Today we’re running a book party hosted by Gretchen Kimball and friend Peter Brown who has the perfect apartment overlooking Central Park (to the east) for a New York book party. And what is a “New York book party” that’s different from any other town? Easy: the crowd; you never know what you’re going to get in terms of types, ages, personalities.
Mrs. Kimball, for example, is a fulltime resident of Belvedere, California, as well as publishing associate of Jesse Kornbluth of this “children’s version” of Black Beauty, Anna Sewell’s story about a horse, published in London in 1877 when horses were quite a different element in the entire community.
Black Beauty is considered the sixth-most popular novel in English and has sold more than 50 million copies. Jesse Kornbluth’s version is abridged since it is too long for young readers, and perfect material for those who are just about to begin reading, and at least old enough to be affected by the story.
Our friend and contributor Paige Peterson is also the illustrator of this current volume and this “unforgettable horse.” Fortunately, Paige and Jesse choose stories with a common, very welcome theme: the healing power of relationships, commitment, and community.
Stacks of books dwindled to a few copies, and at the end of the party, signed books were on their way to homes where children would meet a new friend: a horse that confronted every challenge, and triumphed.
I remember the book clearly read to me by my mother, just before going to sleep. And I am still impressed by its effect on me emotionally; touching.

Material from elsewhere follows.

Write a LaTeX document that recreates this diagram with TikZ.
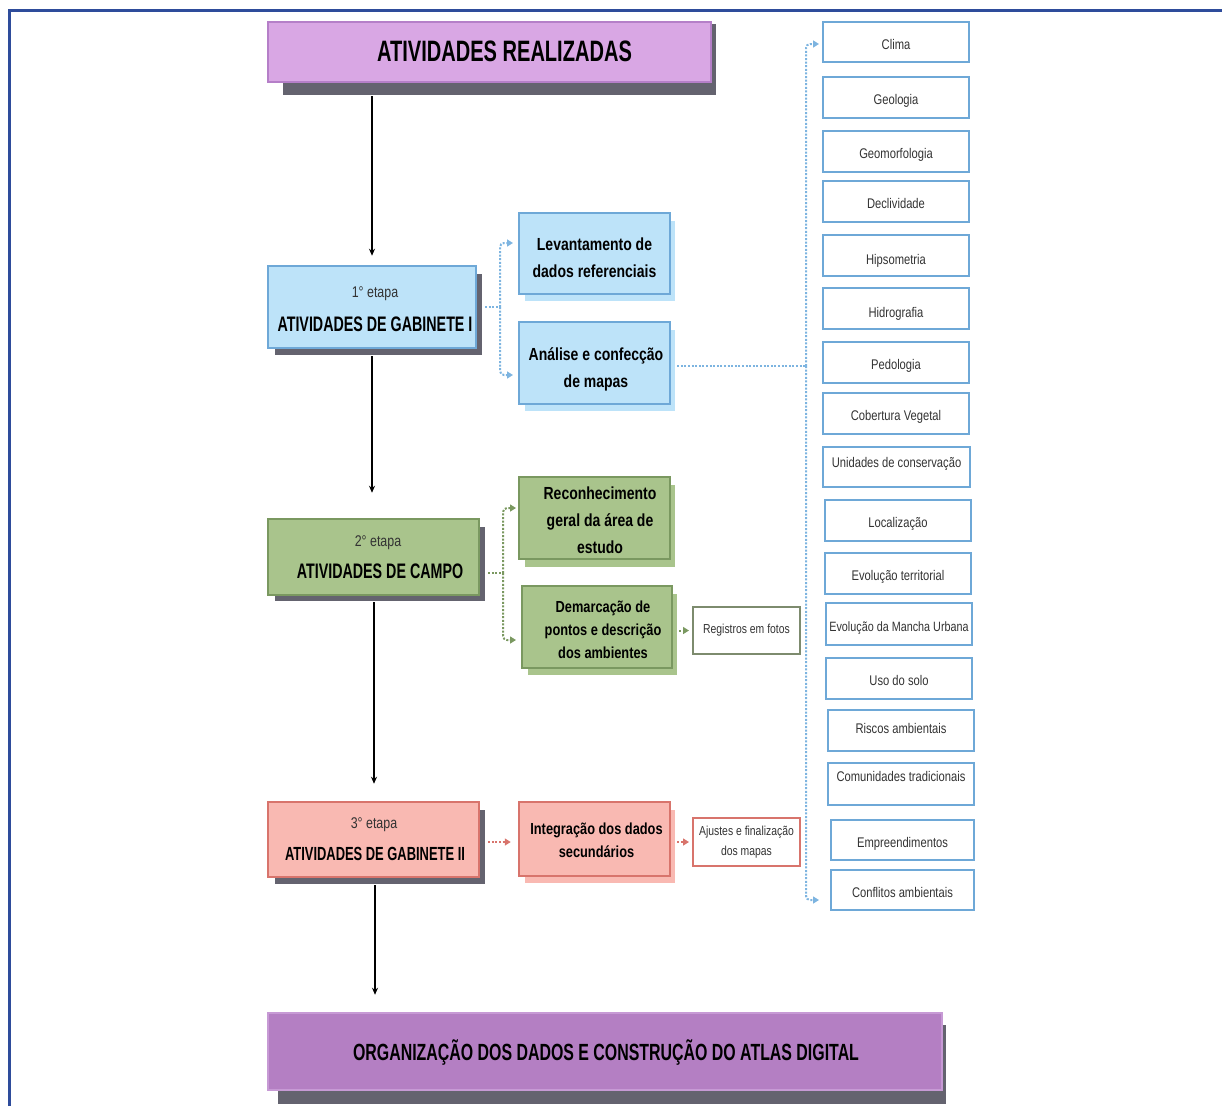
\documentclass[tikz,border=0pt]{standalone}
\usepackage{fontspec}
\setmainfont{Liberation Sans}
\newfontfamily\capsf{Liberation Sans}[FakeStretch=0.68]
\newfontfamily\txtf{Liberation Sans}[FakeStretch=0.8]
\usetikzlibrary{arrows.meta,backgrounds,calc}
\definecolor{frameblue}{HTML}{2E4C9B}
\definecolor{shadowgray}{HTML}{64636F}
\definecolor{titlefill}{HTML}{D9A7E4}
\definecolor{titleborder}{HTML}{B57FC8}
\definecolor{bluefill}{HTML}{BDE3F9}
\definecolor{blueborder}{HTML}{6EA8D7}
\definecolor{bluedotc}{HTML}{7DB4E0}
\definecolor{greenfill}{HTML}{A9C48C}
\definecolor{greenborder}{HTML}{7A9860}
\definecolor{regborder}{HTML}{7D8B6E}
\definecolor{pinkfill}{HTML}{F9B9B2}
\definecolor{pinkborder}{HTML}{D8746C}
\definecolor{finalfill}{HTML}{B47FC3}
\definecolor{finalborder}{HTML}{C79AD5}
\definecolor{txtgray}{HTML}{333333}
\tikzset{
  box/.style={rectangle, line width=2.5pt, inner sep=0pt},
  lbox/.style={rectangle, draw=blueborder, line width=2.5pt, fill=white,
    minimum width=146pt, minimum height=40pt, inner sep=1pt,
    text height=16pt, text depth=2pt,
    font=\txtf\fontsize{14}{16}\selectfont, text=txtgray},
  sbold/.style={font=\txtf\bfseries\fontsize{17.5}{27}\selectfont, align=center, text=black, inner sep=0pt},
  sboldsm/.style={font=\txtf\bfseries\fontsize{16}{23}\selectfont, align=center, text=black, inner sep=0pt},
  wbox/.style={rectangle, fill=white, line width=2pt, inner sep=0pt, align=center,
    font=\txtf\fontsize{13}{20}\selectfont, text=txtgray},
  etapa/.style={font=\txtf\fontsize{15.5}{18}\selectfont, text=txtgray, anchor=base},
  capslab/.style={font=\capsf\bfseries\fontsize{21}{25}\selectfont, anchor=base},
  blk/.style={line width=1.6pt, -{Stealth[length=7pt,width=6pt]}},
  dotl/.style={line width=2pt, dash pattern=on 2pt off 1.6pt, rounded corners=4pt},
  tipa/.style={-{Triangle[length=6pt,width=7pt]}},
}
\begin{document}
\begin{tikzpicture}[x=1pt,y=-1pt]
\useasboundingbox (0,0) rectangle (1222,1106);
% frame
\draw[frameblue, line width=3pt] (9,1106) -- (9,10) -- (1222,10);

% ---------- main column ----------
\node[box, draw=titleborder, fill=titlefill, minimum width=443pt, minimum height=60pt] (t) at (489.5,52) {};
\node[font=\capsf\bfseries\fontsize{29.5}{32}\selectfont, anchor=base] (tt) at (504.5,61) {ATIVIDADES REALIZADAS};

\node[box, draw=blueborder, fill=bluefill, minimum width=208pt, minimum height=82pt] (s1) at (372,307) {};
\node[etapa] (s1a) at (375,297) {1° etapa};
\node[capslab] (s1b) at (375,331) {ATIVIDADES DE GABINETE I};

\node[box, draw=greenborder, fill=greenfill, minimum width=211pt, minimum height=76pt] (s2) at (373.5,557) {};
\node[etapa] (s2a) at (378,546) {2° etapa};
\node[capslab] (s2b) at (380,578) {ATIVIDADES DE CAMPO};

\node[box, draw=pinkborder, fill=pinkfill, minimum width=211pt, minimum height=75pt] (s3) at (373.5,839.5) {};
\node[etapa] (s3a) at (374,828) {3° etapa};
\node[capslab, font=\capsf\bfseries\fontsize{19}{22}\selectfont] (s3b) at (375,860) {ATIVIDADES DE GABINETE II};

\node[box, draw=finalborder, fill=finalfill, minimum width=674pt, minimum height=77pt] (f) at (605,1051.5) {};
\node[font=\capsf\bfseries\fontsize{23.4}{26}\selectfont, anchor=base] (ft) at (606,1060) {ORGANIZAÇÃO DOS DADOS E CONSTRUÇÃO DO ATLAS DIGITAL};

% ---------- sub boxes ----------
\node[box, draw=blueborder, fill=bluefill, minimum width=151pt, minimum height=81pt] (lev) at (594.5,253.5) {};
\node[sbold] (levt) at (594.5,257.5) {Levantamento de\\dados referenciais};
\node[box, draw=blueborder, fill=bluefill, minimum width=151pt, minimum height=82pt] (ana) at (594.5,363) {};
\node[sbold] (anat) at (596,369.5) {Análise e confecção\\de mapas};
\node[box, draw=greenborder, fill=greenfill, minimum width=151pt, minimum height=82pt] (rec) at (594.5,518) {};
\node[sbold] (rect) at (600,520.5) {Reconhecimento\\geral da área de\\estudo};
\node[box, draw=greenborder, fill=greenfill, minimum width=150pt, minimum height=82pt] (dem) at (597,627) {};
\node[sboldsm] (demt) at (603,629.5) {Demarcação de\\pontos e descrição\\dos ambientes};
\node[box, draw=pinkborder, fill=pinkfill, minimum width=151pt, minimum height=74pt] (int) at (594.5,839) {};
\node[sboldsm] (intt) at (596.5,840.5) {Integração dos dados\\secundários};

\node[wbox, draw=regborder, minimum width=107pt, minimum height=47pt] (reg) at (746.5,630.5) {Registros em fotos};
\node[wbox, draw=pinkborder, minimum width=107pt, minimum height=48pt] (aj) at (746.5,842) {Ajustes e finalização\\dos mapas};

% ---------- list ----------
\node[lbox] (c1) at (896,42) {Clima};
\node[lbox, minimum height=41pt] (c2) at (896,97.5) {Geologia};
\node[lbox, minimum height=41pt] (c3) at (896,151.5) {Geomorfologia};
\node[lbox, minimum height=41pt] (c4) at (896,201.5) {Declividade};
\node[lbox, minimum height=41pt] (c5) at (896,255.5) {\raisebox{-2pt}{Hipsometria}};
\node[lbox, minimum height=41pt] (c6) at (896,308.5) {\raisebox{-2pt}{Hidrografia}};
\node[lbox, minimum height=41pt] (c7) at (896,362.5) {Pedologia};
\node[lbox, minimum height=41pt] (c8) at (896,413.5) {Cobertura Vegetal};
\node[lbox, minimum width=147pt] (c9) at (896.5,467) {\raisebox{7pt}{Unidades de conservação}};
\node[lbox, minimum height=41pt] (c10) at (898,520.5) {Localização};
\node[lbox, minimum height=41pt] (c11) at (898,573.5) {Evolução territorial};
\node[lbox, minimum height=42pt, font=\txtf\fontsize{13.5}{16}\selectfont] (c12) at (899,624) {Evolução da Mancha Urbana};
\node[lbox, minimum height=41pt] (c13) at (899,678.5) {Uso do solo};
\node[lbox, minimum height=41pt] (c14) at (901,730.5) {\raisebox{4pt}{Riscos ambientais}};
\node[lbox, minimum height=42pt] (c15) at (901,784) {\raisebox{10pt}{Comunidades tradicionais}};
\node[lbox, minimum width=143pt] (c16) at (902.5,840) {Empreendimentos};
\node[lbox, minimum width=143pt] (c17) at (902.5,890) {Conflitos ambientais};

% ---------- shadows ----------
\begin{pgfonlayer}{background}
\fill[shadowgray] (283,24) rectangle (716,95);
\fill[shadowgray] (275,274) rectangle (482,355);
\fill[shadowgray] (275,527) rectangle (485,601);
\fill[shadowgray] (275,810) rectangle (485,884);
\fill[shadowgray] (278,1025) rectangle (946,1104);
\fill[bluefill] (525,221) rectangle (675,301);
\fill[bluefill] (525,330) rectangle (675,411);
\fill[greenfill] (525,485) rectangle (675,567);
\fill[greenfill] (528,594) rectangle (677,675);
\fill[pinkfill] (525,810) rectangle (675,883);
\end{pgfonlayer}

% ---------- black arrows ----------
\draw[blk] ([yshift=-13pt]s1.north |- t.south) -- ([yshift=9pt]s1.north);
\draw[blk] ([yshift=-7pt]s1.south) -- ([yshift=25pt]s1.south |- s2.north);
\draw[blk] ([xshift=0.5pt,yshift=-6pt]s2.south) -- ([xshift=0.5pt,yshift=17pt]s2.south |- s3.north);
\draw[blk] ([xshift=1.5pt,yshift=-7pt]s3.south) -- ([xshift=1.5pt,yshift=17pt]s3.south |- f.north);

% ---------- dotted connectors ----------
\coordinate (j1) at (500,307);
\coordinate (levin) at (513,243);
\coordinate (anain) at (513,375);
\draw[dotl, draw=bluedotc] ([xshift=8pt]s1.east) -- (j1);
\draw[dotl, draw=bluedotc, tipa, bluedotc] (j1) |- (levin);
\draw[dotl, draw=bluedotc, tipa, bluedotc] (j1) |- (anain);

\coordinate (j2) at (806,366);
\coordinate (c1in) at (819,44);
\coordinate (c17in) at (819,900);
\draw[dotl, draw=bluedotc] ([xshift=6pt]ana.east |- j2) -- (j2);
\draw[dotl, draw=bluedotc, tipa, bluedotc] (j2) |- (c1in);
\draw[dotl, draw=bluedotc, tipa, bluedotc] (j2) |- (c17in);

\coordinate (j3) at (503,573);
\coordinate (recin) at (516,508);
\coordinate (demin) at (516,640);
\draw[dotl, draw=greenborder] ([xshift=8pt]s2.east |- j3) -- (j3);
\draw[dotl, draw=greenborder, tipa, greenborder] (j3) |- (recin);
\draw[dotl, draw=greenborder, tipa, greenborder] (j3) |- (demin);
\draw[dotl, draw=greenborder, tipa, greenborder, shorten >=3pt] ([xshift=6pt]dem.east |- reg.west) -- (reg.west);

\draw[dotl, draw=pinkborder, tipa, pinkborder, shorten >=7pt] ([xshift=8pt]s3.east |- 0,842) -- (int.west |- 0,842);
\draw[dotl, draw=pinkborder, tipa, pinkborder, shorten >=3pt] ([xshift=6pt]int.east |- aj.west) -- (aj.west);
\end{tikzpicture}
\end{document}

According to Jesse Kornbluth: “In the case of Black Beauty, what we don’t recall is the political purpose that drove Anna Sewell’s story. Cruelty to London’s 10,000 cab horses was of no great concern to the public in the 19th century. They were often rented out to drivers who needed to work them every day in order to make even a poor living.
“In essence, those horses were worked to death — Black Beauty’s sweet days of play with friends in the fields when he was young were the exception. All too soon he experienced cruelty from a society woman who wanted the bit in his mouth pulled tight so his head would be held fashionably high. A drunken rider caused him to fall and scar his knees, and soon he was a cab horse, being worked to death and wishing for it. Give Anna Sewell credit for smart plotting: There’s a happy ending — Black Beauty once again has a good home and loving memories of his youth — but he’s the exception.”

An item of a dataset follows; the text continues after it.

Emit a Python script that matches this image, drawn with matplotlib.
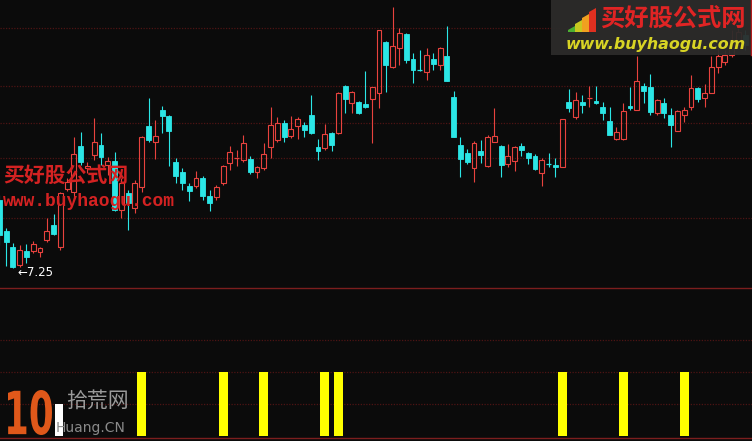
import matplotlib
matplotlib.use('Agg')
import matplotlib.pyplot as plt
from matplotlib.patches import Rectangle, Polygon, PathPatch
from matplotlib.lines import Line2D
from matplotlib.textpath import TextPath
from matplotlib.font_manager import FontProperties
from matplotlib.transforms import Affine2D

# daily K-line prices (open, close, high, low)
opens = [7.93, 7.62, 7.46, 7.28, 7.42, 7.42, 7.41, 7.53, 7.68, 7.46,
         8.04, 8.01, 8.47, 8.25, 8.38, 8.48, 8.28, 8.32, 7.83, 8.00,
         7.85, 8.06, 8.67, 8.51, 8.83, 8.77, 8.31, 8.21, 8.07, 8.07,
         8.15, 7.97, 7.96, 8.10, 8.30, 8.35, 8.33, 8.34, 8.21, 8.25,
         8.46, 8.53, 8.70, 8.57, 8.67, 8.68, 8.78, 8.46, 8.45, 8.60,
         8.60, 9.07, 8.90, 8.91, 8.89, 8.94, 9.00, 9.51, 9.26, 9.45,
         9.59, 9.34, 9.24, 9.21, 9.34, 9.28, 9.37, 8.96, 8.48, 8.40,
         8.25, 8.42, 8.27, 8.51, 8.47, 8.29, 8.32, 8.47, 8.40, 8.37,
         8.20, 8.30, 8.28, 8.26, 8.91, 8.76, 8.91, 8.95, 8.92, 8.86,
         8.72, 8.54, 8.54, 8.87, 8.83, 9.07, 9.06, 8.80, 8.90, 8.78,
         8.62, 8.78, 8.86, 9.05, 8.95, 9.00, 9.26, 9.31, 9.38, 9.48,
         9.58]
closes = [7.58, 7.51, 7.26, 7.43, 7.36, 7.49, 7.45, 7.62, 7.59, 8.00,
          8.11, 8.39, 8.31, 8.27, 8.51, 8.36, 8.32, 7.83, 8.10, 7.90,
          8.10, 8.56, 8.53, 8.57, 8.77, 8.62, 8.17, 8.10, 8.02, 8.15,
          7.97, 7.90, 8.06, 8.27, 8.41, 8.36, 8.50, 8.21, 8.26, 8.39,
          8.68, 8.70, 8.56, 8.64, 8.74, 8.63, 8.60, 8.42, 8.59, 8.48,
          9.00, 8.94, 9.01, 8.80, 8.86, 9.06, 9.63, 9.28, 9.47, 9.60,
          9.33, 9.23, 9.23, 9.38, 9.29, 9.45, 9.12, 8.56, 8.34, 8.31,
          8.50, 8.38, 8.56, 8.57, 8.28, 8.37, 8.46, 8.43, 8.35, 8.24,
          8.33, 8.29, 8.26, 8.74, 8.85, 8.93, 8.88, 8.96, 8.90, 8.80,
          8.58, 8.61, 8.82, 8.85, 9.12, 9.02, 8.81, 8.93, 8.80, 8.68,
          8.82, 8.83, 9.05, 8.94, 9.00, 9.26, 9.37, 9.38, 9.53, 9.61,
          9.48]
highs = [7.98, 7.65, 7.50, 7.48, 7.49, 7.52, 7.46, 7.75, 7.79, 8.01,
         8.15, 8.56, 8.61, 8.31, 8.75, 8.60, 8.36, 8.41, 8.15, 8.03,
         8.13, 8.57, 8.95, 8.73, 8.87, 8.78, 8.35, 8.25, 8.10, 8.22,
         8.17, 8.03, 8.08, 8.28, 8.47, 8.43, 8.58, 8.37, 8.27, 8.50,
         8.86, 8.76, 8.73, 8.77, 8.76, 8.71, 8.98, 8.54, 8.69, 8.61,
         9.01, 9.08, 9.02, 8.92, 9.22, 9.06, 9.63, 9.52, 9.86, 9.65,
         9.60, 9.40, 9.43, 9.45, 9.40, 9.46, 9.67, 9.02, 8.56, 8.44,
         8.52, 8.53, 8.58, 8.85, 8.48, 8.49, 8.47, 8.50, 8.41, 8.39,
         8.35, 8.40, 8.35, 8.74, 9.04, 9.01, 8.98, 9.07, 9.07, 8.91,
         8.86, 8.66, 8.90, 9.06, 9.37, 9.10, 9.19, 8.94, 8.95, 8.85,
         8.83, 8.86, 9.18, 9.06, 9.09, 9.37, 9.48, 9.43, 9.63, 9.65,
         9.63]
lows = [7.48, 7.27, 7.25, 7.26, 7.30, 7.40, 7.36, 7.51, 7.58, 7.43,
        8.02, 7.96, 8.28, 8.20, 8.33, 8.28, 8.18, 7.82, 7.75, 7.63,
        7.80, 8.01, 8.51, 8.34, 8.60, 8.27, 8.10, 8.03, 7.92, 8.05,
        7.93, 7.82, 7.93, 8.08, 8.23, 8.27, 8.31, 8.19, 8.15, 8.23,
        8.35, 8.51, 8.51, 8.55, 8.54, 8.56, 8.59, 8.33, 8.43, 8.42,
        8.59, 8.80, 8.80, 8.79, 8.85, 8.50, 8.85, 9.01, 9.25, 9.28,
        9.30, 9.10, 9.22, 9.13, 9.23, 9.23, 9.12, 8.56, 8.16, 8.29,
        8.11, 8.30, 8.26, 8.51, 8.16, 8.26, 8.22, 8.37, 8.29, 8.23,
        8.07, 8.26, 8.16, 8.26, 8.81, 8.74, 8.80, 8.86, 8.89, 8.73,
        8.58, 8.53, 8.53, 8.83, 8.83, 8.90, 8.78, 8.78, 8.75, 8.46,
        8.62, 8.71, 8.83, 8.91, 8.86, 9.00, 9.20, 9.28, 9.36, 9.45,
        9.43]

# signal bars in the lower panel
signal_days = [21, 33, 39, 48, 50, 83, 92, 101]
signal_vals = [1, 1, 1, 1, 1, 1, 1, 1]

grid_prices = [9.65, 9.07, 8.70, 8.35, 7.75]
grid_sub = [0.5, 1.0, 1.5]
low_label = '←7.25'

BG = '#0b0b0b'
UP = '#e8423e'
DOWN = '#2be6e6'
GRID = '#4e1414'
SEP = '#7c1e1e'
CJK = ['Noto Sans CJK SC', 'DejaVu Sans']

W, H = 752, 441
fig = plt.figure(figsize=(W / 100, H / 100), dpi=100, facecolor=BG)


def px_axes(y0, y1):
    a = fig.add_axes([0, 1 - y1 / H, 1, (y1 - y0) / H])
    a.set_axis_off()
    return a


def fx(x):
    return x / W


def fy(y):
    return 1 - y / H


ax = px_axes(0, 288)
ax2 = px_axes(288, 438)

for p in grid_prices:
    ax.axhline(p, color=GRID, lw=0.9, ls=(0, (1, 1.2)), zorder=0)
for v in grid_sub:
    ax2.axhline(v, color=GRID, lw=0.9, ls=(0, (1, 1.2)), zorder=0)

bw = 0.72
for i, (o, c, h, l) in enumerate(zip(opens, closes, highs, lows)):
    top, bot = max(o, c), min(o, c)
    if c > o:
        ax.vlines(i, top, h, color=UP, lw=0.8)
        ax.vlines(i, l, bot, color=UP, lw=0.8)
        if top - bot < 0.015:
            ax.hlines((top + bot) / 2, i - bw / 2, i + bw / 2, color=UP, lw=0.9)
        else:
            ax.add_patch(Rectangle((i - bw / 2, bot), bw, top - bot,
                                   facecolor='none', edgecolor=UP, lw=0.8))
    else:
        ax.vlines(i, l, h, color=DOWN, lw=0.8)
        if top - bot < 0.015:
            ax.hlines((top + bot) / 2, i - bw / 2, i + bw / 2, color=DOWN, lw=0.9)
        else:
            ax.add_patch(Rectangle((i - bw / 2, bot), bw, top - bot,
                                   facecolor=DOWN, edgecolor=DOWN, lw=0.6))

ax.set_xlim(0.1, 111.0)
ax.set_ylim(7.05, 9.93)

ax2.bar(signal_days, signal_vals, width=1.33, color='#ffff00', zorder=2)
ax2.set_xlim(0.1, 111.0)
ax2.set_ylim(-2 / 64, 148 / 64)

# panel separators
for y in (288, 438):
    fig.add_artist(Line2D([0, 1], [fy(y), fy(y)], transform=fig.transFigure,
                          color=SEP, lw=1))

# lowest price marker
fig.text(fx(17), fy(272), low_label, color='white', fontsize=8.5,
         va='center', ha='left', family='DejaVu Sans')

# watermark on the left
fig.text(fx(3), fy(175), '买好股公式网', color='#d42222', fontsize=15,
         fontweight='bold', family=CJK, va='center', ha='left')
fig.text(fx(3), fy(202), 'www.buyhaogu.com', color='#d42222', fontsize=13,
         fontweight='bold', family='Liberation Mono', va='center', ha='left')

# top-right logo box
fig.add_artist(Rectangle((fx(551), fy(55)), fx(201), 55 / H, transform=fig.transFigure,
                         facecolor='#2c2b2a', edgecolor='none', alpha=0.95))
fig.add_artist(Line2D([fx(750.5), fx(750.5)], [fy(0), fy(55)], transform=fig.transFigure,
                      color='#b01c1c', lw=1))
icon_cols = ['#4caf32', '#c8c820', '#f0a020', '#e03020']
for k, col in enumerate(icon_cols):
    x0 = 568 + k * 7
    fig.add_artist(Polygon([(fx(x0), fy(32)), (fx(x0 + 7), fy(32)),
                            (fx(x0 + 7), fy(26 - k * 6)), (fx(x0), fy(30 - k * 6))],
                           closed=True, transform=fig.transFigure,
                           facecolor=col, edgecolor='none'))
fig.text(fx(600), fy(19), '买好股公式网', color='#e02424', fontsize=17.5,
         fontweight='bold', family=CJK, va='center', ha='left', style='italic')
fig.text(fx(566), fy(44), 'www.buyhaogu.com', color='#d8d424', fontsize=11.4,
         fontweight='bold', style='italic', family='DejaVu Sans',
         va='center', ha='left')

# bottom-left logo: a condensed "10", squeezed to its box (x 8-52, y 390-435)
tp = TextPath((0, 0), '10', size=1, prop=FontProperties(family='DejaVu Sans', weight='bold'))
ext = tp.get_extents()
sx = 44 / ext.width
sy = 45 / ext.height
tr = Affine2D().translate(-ext.x0, -ext.y0).scale(sx, sy).translate(8, H - 435)
fig.add_artist(PathPatch(tp, transform=tr, facecolor='#e0581a', edgecolor='none'))
fig.add_artist(Rectangle((fx(55), fy(436)), fx(8), 32 / H, transform=fig.transFigure,
                         facecolor='white', edgecolor='none'))
fig.text(fx(66), fy(401), '拾荒网', color='#9a9a9a', fontsize=15,
         family=CJK, va='center', ha='left')
fig.text(fx(56), fy(428), 'Huang.CN', color='#8a8a8a', fontsize=10,
         family='DejaVu Sans', va='center', ha='left')

fig.savefig('out.png', dpi=100, facecolor=BG)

“Sewell’s story became obsolete in 1903, when gasoline-powered cabs were introduced in London. If horses had any use after that, it was as friends for young boys and girls, who encountered them at fairs. Now horses are luxury possessions, flesh-and-blood Bentleys collected by the super-rich. I once wrote an article about a family in Wellington, Florida that filled a plane with 20 horses for “the season” in Europe. I don’t think they have any idea how much that cost. I’m sure they don’t care. If their children read Black Beauty, it’s pure fiction. Same book. Different world.”
When Anna Sewell wrote Black Beauty in the 1870s, she had a political purpose: to “induce kindness, sympathy and an understanding of the treatment of horses.” For Sewell, Black Beauty is a political book with a moral. But that’s not the enduring reason for the popularity of Black Beauty.
As Pulitzer Prize winner Jane Smiley has written, “When I first read Black Beauty at age ten, I did not read it for the story — I read it for the horse, for the chance to possess the thing that I otherwise could not have.” That appeal is eternal. For young readers, Black Beauty is simply the best book about horses. It has everything: danger, cruelty, and a plot that never ambles when it can race.
Jesse and Paige’s abridged edition will be welcomed by parents who read books aloud to young children — and to children who regard horses as friends and will be riveted by a story that tells them how hard a horse’s life could be. For those young readers and many others, Black Beauty is simply the best book about horses. It has danger, cruelty, a plot that never ambles when it can race — and Paige Peterson’s intense, colorful illustrations.